## What to do
Once the pictures are set aside, transcribe the remaining data exactly.

## Information provided
◇ ◇ ◇

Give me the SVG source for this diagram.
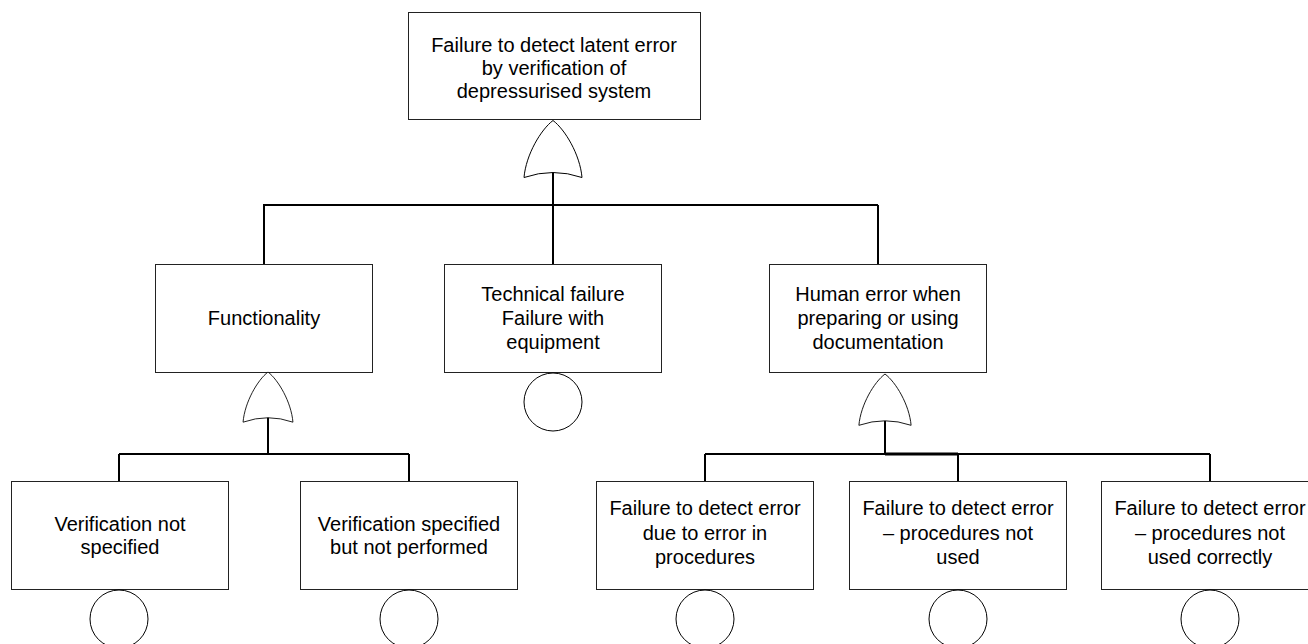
<svg xmlns="http://www.w3.org/2000/svg" width="1308" height="644" viewBox="0 0 1308 644">
  <style>
    .box { fill: #fff; stroke: #222; stroke-width: 1; }
    .gate { fill: #fff; stroke: #000; stroke-width: 1; }
    .basic { fill: #fff; stroke: #000; stroke-width: 1; }
    .wire { fill: none; stroke: #000; stroke-width: 2; }
    .wire-bold { fill: none; stroke: #000; stroke-width: 3; }
    text { font-family: "Liberation Sans", Arial, sans-serif; font-size: 20px; fill: #000; text-anchor: middle; }
  </style>
  <defs>
    <!-- OR gate, apex at origin, opening downward; width 58, height 57 -->
    <path id="orGate" d="M0,0 C-12,9 -27,34 -29,57 Q0,47 29,57 C27,34 12,9 0,0 Z"/>
  </defs>
  <rect width="1308" height="644" fill="#fff"/>

  <!-- connectors -->
  <g id="connectors">
    <path class="wire" d="M553,173 V205 M263,205 H878 M264,205 V265 M553,205 V265 M878,205 V265"/>
    <path class="wire" d="M268,417 V454 M119,454 H409 M119,454 V481 M409,454 V481"/>
    <path class="wire" d="M885,421 V454 M705,454 H1210 M705,454 V481 M958,454 V481 M1210,454 V481"/>
    <path class="wire-bold" d="M885,454 H958"/>
  </g>

  <!-- top event -->
  <g id="top-event">
    <rect class="box" x="408.5" y="12.5" width="292" height="107"/>
    <text x="554" y="52">Failure to detect latent error</text>
    <text x="554" y="75">by verification of</text>
    <text x="554" y="98">depressurised system</text>
    <use href="#orGate" class="gate" transform="translate(553,120.5)"/>
  </g>

  <!-- intermediate events -->
  <g id="functionality">
    <rect class="box" x="155.5" y="264.5" width="217" height="108"/>
    <text x="264" y="325">Functionality</text>
    <use href="#orGate" class="gate" transform="translate(268,372) scale(0.86,0.88)"/>
  </g>

  <g id="technical-failure">
    <rect class="box" x="444.5" y="264.5" width="217" height="108"/>
    <text x="553" y="301">Technical failure</text>
    <text x="553" y="325">Failure with</text>
    <text x="553" y="349">equipment</text>
    <circle class="basic" cx="553" cy="402" r="29"/>
  </g>

  <g id="human-error">
    <rect class="box" x="769.5" y="264.5" width="217" height="108"/>
    <text x="878" y="301">Human error when</text>
    <text x="878" y="325">preparing or using</text>
    <text x="878" y="349">documentation</text>
    <use href="#orGate" class="gate" transform="translate(885,374) scale(0.9,0.9)"/>
  </g>

  <!-- basic events -->
  <g id="verification-not-specified">
    <rect class="box" x="11.5" y="481.5" width="217" height="108"/>
    <text x="120" y="531">Verification not</text>
    <text x="120" y="554">specified</text>
    <circle class="basic" cx="119" cy="619" r="29"/>
  </g>

  <g id="verification-not-performed">
    <rect class="box" x="300.5" y="481.5" width="217" height="108"/>
    <text x="409" y="531">Verification specified</text>
    <text x="409" y="554">but not performed</text>
    <circle class="basic" cx="409" cy="619" r="29"/>
  </g>

  <g id="error-in-procedures">
    <rect class="box" x="596.5" y="481.5" width="217" height="108"/>
    <text x="705" y="515">Failure to detect error</text>
    <text x="705" y="539.5">due to error in</text>
    <text x="705" y="564">procedures</text>
    <circle class="basic" cx="705" cy="619" r="29"/>
  </g>

  <g id="procedures-not-used">
    <rect class="box" x="849.5" y="481.5" width="217" height="108"/>
    <text x="958" y="515">Failure to detect error</text>
    <text x="958" y="539.5">– procedures not</text>
    <text x="958" y="564">used</text>
    <circle class="basic" cx="958" cy="619" r="29"/>
  </g>

  <g id="procedures-not-used-correctly">
    <rect class="box" x="1101.5" y="481.5" width="217" height="108"/>
    <text x="1210" y="515">Failure to detect error</text>
    <text x="1210" y="539.5">– procedures not</text>
    <text x="1210" y="564">used correctly</text>
    <circle class="basic" cx="1210" cy="619" r="29"/>
  </g>
</svg>
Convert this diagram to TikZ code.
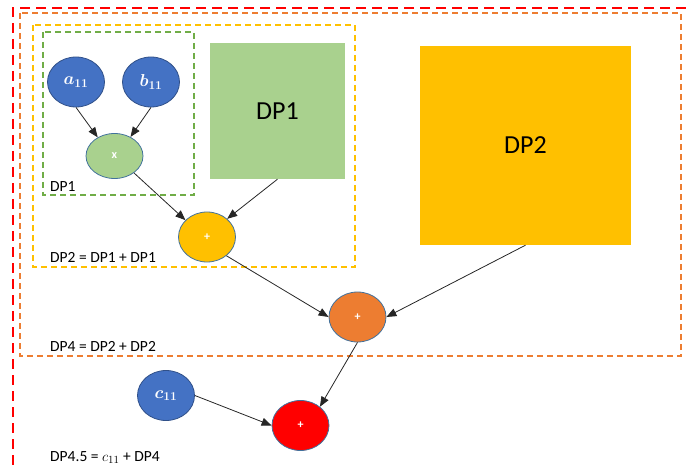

◇ ◇ ◇

## Task answer
Give me the SVG source for this diagram.
<svg xmlns="http://www.w3.org/2000/svg" width="1308" height="644" viewBox="0 0 1308 644">
  <style>
    .box { fill: #fff; stroke: #222; stroke-width: 1; }
    .gate { fill: #fff; stroke: #000; stroke-width: 1; }
    .basic { fill: #fff; stroke: #000; stroke-width: 1; }
    .wire { fill: none; stroke: #000; stroke-width: 2; }
    .wire-bold { fill: none; stroke: #000; stroke-width: 3; }
    text { font-family: "Liberation Sans", Arial, sans-serif; font-size: 20px; fill: #000; text-anchor: middle; }
  </style>
  <defs>
    <!-- OR gate, apex at origin, opening downward; width 58, height 57 -->
    <path id="orGate" d="M0,0 C-12,9 -27,34 -29,57 Q0,47 29,57 C27,34 12,9 0,0 Z"/>
  </defs>
  <rect width="1308" height="644" fill="#fff"/>

  <!-- connectors -->
  <g id="connectors">
    <path class="wire" d="M553,173 V205 M263,205 H878 M264,205 V265 M553,205 V265 M878,205 V265"/>
    <path class="wire" d="M268,417 V454 M119,454 H409 M119,454 V481 M409,454 V481"/>
    <path class="wire" d="M885,421 V454 M705,454 H1210 M705,454 V481 M958,454 V481 M1210,454 V481"/>
    <path class="wire-bold" d="M885,454 H958"/>
  </g>

  <!-- top event -->
  <g id="top-event">
    <rect class="box" x="408.5" y="12.5" width="292" height="107"/>
    <text x="554" y="52">Failure to detect latent error</text>
    <text x="554" y="75">by verification of</text>
    <text x="554" y="98">depressurised system</text>
    <use href="#orGate" class="gate" transform="translate(553,120.5)"/>
  </g>

  <!-- intermediate events -->
  <g id="functionality">
    <rect class="box" x="155.5" y="264.5" width="217" height="108"/>
    <text x="264" y="325">Functionality</text>
    <use href="#orGate" class="gate" transform="translate(268,372) scale(0.86,0.88)"/>
  </g>

  <g id="technical-failure">
    <rect class="box" x="444.5" y="264.5" width="217" height="108"/>
    <text x="553" y="301">Technical failure</text>
    <text x="553" y="325">Failure with</text>
    <text x="553" y="349">equipment</text>
    <circle class="basic" cx="553" cy="402" r="29"/>
  </g>

  <g id="human-error">
    <rect class="box" x="769.5" y="264.5" width="217" height="108"/>
    <text x="878" y="301">Human error when</text>
    <text x="878" y="325">preparing or using</text>
    <text x="878" y="349">documentation</text>
    <use href="#orGate" class="gate" transform="translate(885,374) scale(0.9,0.9)"/>
  </g>

  <!-- basic events -->
  <g id="verification-not-specified">
    <rect class="box" x="11.5" y="481.5" width="217" height="108"/>
    <text x="120" y="531">Verification not</text>
    <text x="120" y="554">specified</text>
    <circle class="basic" cx="119" cy="619" r="29"/>
  </g>

  <g id="verification-not-performed">
    <rect class="box" x="300.5" y="481.5" width="217" height="108"/>
    <text x="409" y="531">Verification specified</text>
    <text x="409" y="554">but not performed</text>
    <circle class="basic" cx="409" cy="619" r="29"/>
  </g>

  <g id="error-in-procedures">
    <rect class="box" x="596.5" y="481.5" width="217" height="108"/>
    <text x="705" y="515">Failure to detect error</text>
    <text x="705" y="539.5">due to error in</text>
    <text x="705" y="564">procedures</text>
    <circle class="basic" cx="705" cy="619" r="29"/>
  </g>

  <g id="procedures-not-used">
    <rect class="box" x="849.5" y="481.5" width="217" height="108"/>
    <text x="958" y="515">Failure to detect error</text>
    <text x="958" y="539.5">– procedures not</text>
    <text x="958" y="564">used</text>
    <circle class="basic" cx="958" cy="619" r="29"/>
  </g>

  <g id="procedures-not-used-correctly">
    <rect class="box" x="1101.5" y="481.5" width="217" height="108"/>
    <text x="1210" y="515">Failure to detect error</text>
    <text x="1210" y="539.5">– procedures not</text>
    <text x="1210" y="564">used correctly</text>
    <circle class="basic" cx="1210" cy="619" r="29"/>
  </g>
</svg>
Convert this diagram to TikZ code.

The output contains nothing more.